From 25e50a9cdca51ef2f1fb837706c8bf3cd52bd1b0 Mon Sep 17 00:00:00 2001
From: =?UTF-8?q?Merlin=20Sch=C3=BCler?= <merlin.schueler@ini.rub.de>
Date: Thu, 10 Dec 2020 11:57:03 +0100
Subject: [PATCH] Doc changes (HSFA)

---
 doc/user_guide.rst | 17 +++++++++++++----
 1 file changed, 13 insertions(+), 4 deletions(-)

diff --git a/doc/user_guide.rst b/doc/user_guide.rst
index 8cce78b..b111836 100644
--- a/doc/user_guide.rst
+++ b/doc/user_guide.rst
@@ -243,7 +243,8 @@ More compactly, this can be connected in a scikit-learn ``Pipeline``:
 
 Note that non-linear expansion is a standard trick in classical approximation and machine learning and not specific to SFA.
 
-#### Cascading
+Cascading
+"""""""""
 
 If expansion to polynomials of higher degree are needed, but the expanded dimensionality would be too high, **cascading** can be used. 

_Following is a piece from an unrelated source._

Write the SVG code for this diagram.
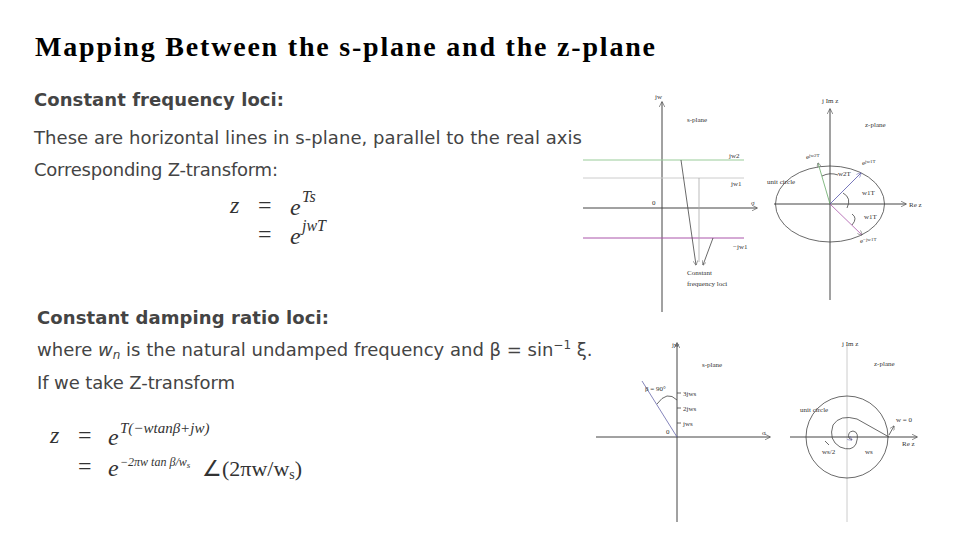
<svg xmlns="http://www.w3.org/2000/svg" width="960" height="540" viewBox="0 0 960 540">
<style>
.t{font-family:"Liberation Serif",serif;font-weight:bold;font-size:28px;fill:#000}
.h{font-family:"DejaVu Sans","Liberation Sans",sans-serif;font-weight:bold;font-size:18px;fill:#444}
.b{font-family:"DejaVu Sans","Liberation Sans",sans-serif;font-size:18px;fill:#444}
.m{font-family:"Liberation Serif",serif;font-size:24px;fill:#333}
.mi{font-family:"Liberation Serif",serif;font-style:italic;font-size:24px;fill:#333}
.s{font-family:"Liberation Serif",serif;font-size:7px;fill:#333}
.ax{stroke:#444;stroke-width:1;fill:none}
.ln{stroke:#444;stroke-width:0.8;fill:none}
</style>
<defs>
<marker id="a" viewBox="0 0 10 10" refX="9" refY="5" markerWidth="6" markerHeight="6" orient="auto"><path d="M0,0L10,5L0,10" fill="none" stroke="#444"/></marker>
<marker id="ab" viewBox="0 0 10 10" refX="9" refY="5" markerWidth="6" markerHeight="6" orient="auto"><path d="M0,0L10,5L0,10" fill="none" stroke="#55a"/></marker>
</defs>
<rect width="960" height="540" fill="#fff"/>
<text class="t" x="35" y="56" textLength="620">Mapping Between the s-plane and the z-plane</text>

<text class="h" x="34" y="106" textLength="250">Constant frequency loci:</text>
<text class="b" x="34" y="144" textLength="548">These are horizontal lines in s-plane, parallel to the real axis</text>
<text class="b" x="34" y="176" textLength="244">Corresponding Z-transform:</text>
<text class="mi" x="230" y="213">z</text><text class="m" x="258" y="213">=</text>
<text class="mi" x="290" y="215">e</text><text class="mi" x="302" y="202" style="font-size:16px">Ts</text>
<text class="m" x="258" y="242">=</text>
<text class="mi" x="290" y="244">e</text><text class="mi" x="302" y="231" style="font-size:16px">jwT</text>

<text class="h" x="37" y="324" textLength="292">Constant damping ratio loci:</text>
<text class="b" x="37" y="356">where <tspan font-style="italic">w<tspan style="font-size:12px" dy="3">n</tspan></tspan><tspan dy="-3"> is the natural undamped frequency and β = sin</tspan><tspan style="font-size:12px" dy="-7">−1</tspan><tspan dy="7"> ξ.</tspan></text>
<text class="b" x="37" y="389" textLength="198">If we take Z-transform</text>
<text class="mi" x="50" y="443">z</text><text class="m" x="78" y="443">=</text>
<text class="mi" x="108" y="445">e</text><text class="mi" x="120" y="433" style="font-size:15px">T(−wtanβ+jw)</text>
<text class="m" x="78" y="474">=</text>
<text class="mi" x="108" y="476">e</text><text class="mi" x="120" y="466" style="font-size:12px">−2πw tan β/w<tspan style="font-size:9px" dy="2">s</tspan></text>
<text class="m" x="202" y="476" style="font-size:22px">∠(2πw/w<tspan style="font-size:14px" dy="3">s</tspan><tspan dy="-3">)</tspan></text>

<g id="top-s">
<line class="ax" x1="662" y1="312" x2="662" y2="102" marker-end="url(#a)"/>
<line class="ax" x1="583" y1="208" x2="757" y2="208" marker-end="url(#a)"/>
<line x1="583" y1="160" x2="744" y2="160" stroke="#9c9" stroke-width="1"/>
<line x1="583" y1="178" x2="744" y2="178" stroke="#ccc" stroke-width="1"/>
<line x1="583" y1="238" x2="744" y2="238" stroke="#a5a" stroke-width="1"/>
<line class="ln" x1="681" y1="160" x2="696" y2="265" marker-end="url(#a)"/>
<line x1="699" y1="178" x2="699" y2="262" stroke="#aaa" stroke-width="0.8"/>
<line class="ln" x1="713" y1="238" x2="703" y2="265" marker-end="url(#a)"/>
<text class="s" x="655" y="99">jw</text>
<text class="s" x="687" y="122">s-plane</text>
<text class="s" x="729" y="158" fill="#6a6">jw2</text>
<text class="s" x="731" y="186" fill="#559">jw1</text>
<text class="s" x="652" y="205">0</text>
<text class="s" x="751" y="205">σ</text>
<text class="s" x="733" y="249" fill="#a5a">−jw1</text>
<text class="s" x="687" y="275">Constant</text>
<text class="s" x="687" y="286">frequency loci</text>
</g>

<g id="top-z">
<line class="ax" x1="830" y1="300" x2="830" y2="109" marker-end="url(#a)"/>
<line class="ax" x1="774" y1="204" x2="906" y2="204" marker-end="url(#a)"/>
<ellipse class="ln" cx="830" cy="204" rx="54.5" ry="38"/>
<line x1="830" y1="204" x2="818" y2="163" stroke="#6a6" stroke-width="0.8" marker-end="url(#a)"/>
<line x1="830" y1="204" x2="861" y2="173" stroke="#55a" stroke-width="0.8" marker-end="url(#ab)"/>
<line x1="830" y1="204" x2="862" y2="235" stroke="#a5a" stroke-width="0.8" marker-end="url(#a)"/>
<path class="ln" d="M822,176 Q830,172 838,175"/>
<path class="ln" d="M843,193 Q852,198 847,208"/>
<path class="ln" d="M852,214 Q858,218 852,225"/>
<text class="s" x="822" y="103">j Im z</text>
<text class="s" x="865" y="127">z-plane</text>
<text class="s" x="909" y="207">Re z</text>
<text class="s" x="767" y="184">unit circle</text>
<text class="s" x="806" y="159" fill="#6a6">e<tspan style="font-size:5px" dy="-2">jw2T</tspan></text>
<text class="s" x="862" y="165" fill="#559">e<tspan style="font-size:5px" dy="-2">jw1T</tspan></text>
<text class="s" x="860" y="243" fill="#a5a">e<tspan style="font-size:5px" dy="-2">−jw1T</tspan></text>
<text class="s" x="838" y="176">w2T</text>
<text class="s" x="862" y="195">w1T</text>
<text class="s" x="864" y="219">w1T</text>
</g>

<g id="bottom-s">
<line class="ax" x1="677" y1="522" x2="677" y2="343" marker-end="url(#a)"/>
<line class="ax" x1="596" y1="437" x2="770" y2="437" marker-end="url(#a)"/>
<line x1="677" y1="437" x2="642" y2="381" stroke="#66a" stroke-width="0.8"/>
<path class="ln" d="M657,404 Q667,390 677,400"/>
<line class="ln" x1="677" y1="393" x2="681" y2="393"/>
<line class="ln" x1="677" y1="408" x2="681" y2="408"/>
<line class="ln" x1="677" y1="423" x2="681" y2="423"/>
<text class="s" x="672" y="347">jw</text>
<text class="s" x="702" y="367">s-plane</text>
<text class="s" x="645" y="391">β = 90°</text>
<text class="s" x="683" y="396">3jws</text>
<text class="s" x="683" y="411">2jws</text>
<text class="s" x="683" y="426">jws</text>
<text class="s" x="666" y="434">0</text>
<text class="s" x="762" y="435">σ</text>
</g>

<g id="bottom-z">
<line x1="847" y1="522" x2="847" y2="345" stroke="#ccc" stroke-width="1"/>
<line class="ax" x1="790" y1="437" x2="917" y2="437" marker-end="url(#a)"/>
<circle class="ln" cx="847" cy="437" r="41"/>
<path class="ln" d="M889,437 L857,419 Q840,414 833,425 Q828,440 840,447 Q852,452 856,444 Q860,432 853,431 Q847,432 849,438 L852,440" marker-end="url(#ab)"/>
<line class="ln" x1="889" y1="435" x2="894" y2="426" marker-end="url(#a)"/>
<line class="ln" x1="829" y1="445" x2="825" y2="441"/>
<text class="s" x="842" y="346">j Im z</text>
<text class="s" x="874" y="366">z-plane</text>
<text class="s" x="800" y="412">unit circle</text>
<text class="s" x="896" y="422">w = 0</text>
<text class="s" x="902" y="446">Re z</text>
<text class="s" x="822" y="454">ws/2</text>
<text class="s" x="865" y="454">ws</text>
</g>
</svg>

 When cascading SFA, lower order polynomial expansions are subsequently applied, but interlaced with dimensionality reduction steps. 
@@ -260,12 +261,20 @@ this assumption, intermediate reduction can also be done by SFA:
    cascaded_sfa = Pipeline(cascade)
    output_features = cascaded_sfa.fit_transform(data)
 
-#### Hierarchical Networks
+Hierarchical Networks
+"""""""""""""""""""""
 
-There are more sophisticated constructions of non-linear SFA using receptive fields called *Hierarchical SFA (HSFA)*.
-These are recommended for high-dimensional data with significant local structure (e.g., image data).
+If even low degree expansions are infeasible and initial reduction by linear SFA would likely lead to significant loss of relevant information, additional structure has to be assumed for the data. Luckily, one of the most common sources of high-dimensional data is image data (e.g., from a video or camera sensors), which naturally provides a lot of additional structure:
+For images, we can typically assume that it is sufficient to capture only **local** relationships in early processing. That means, in first dimensionality reduction steps, we do not lose much information if we only capture relationships between nearby pixels and discard relationships between pixels that are far apart. It is also reasonble to assume, that this local structure is invariant for all parts of the input image.
+A very prominent example of models exploiting exactly these structural properties are convolutional neural networks.
+
+For SFA, this is typically done using a method called *Hierarchical SFA (HSFA)*. The original images are sliced into -- possibly overlapping -- receptive fields, thereby using the assumption that local relationships are sufficient. A single (typically quadratic) SFA is then trained on all resulting time-series' and the image is transformed to a map of features. Using a single model for all parts of the images exploits the assumption that local structure is invariant of actual position in the image. These steps can then be repeated multiple times, keeping neighborhood relations between fields intact. 
+
+If the dimension has been sufficiently reduced and a sufficient amount of non-linearity has been injected into the model, a final SFA is used to extract the desired number of output features from the preceeding layer.
 HSFA is implemented in this package, but should be considered **experimental**!
 
+
+
 Inspection and evaluation
 -------------------------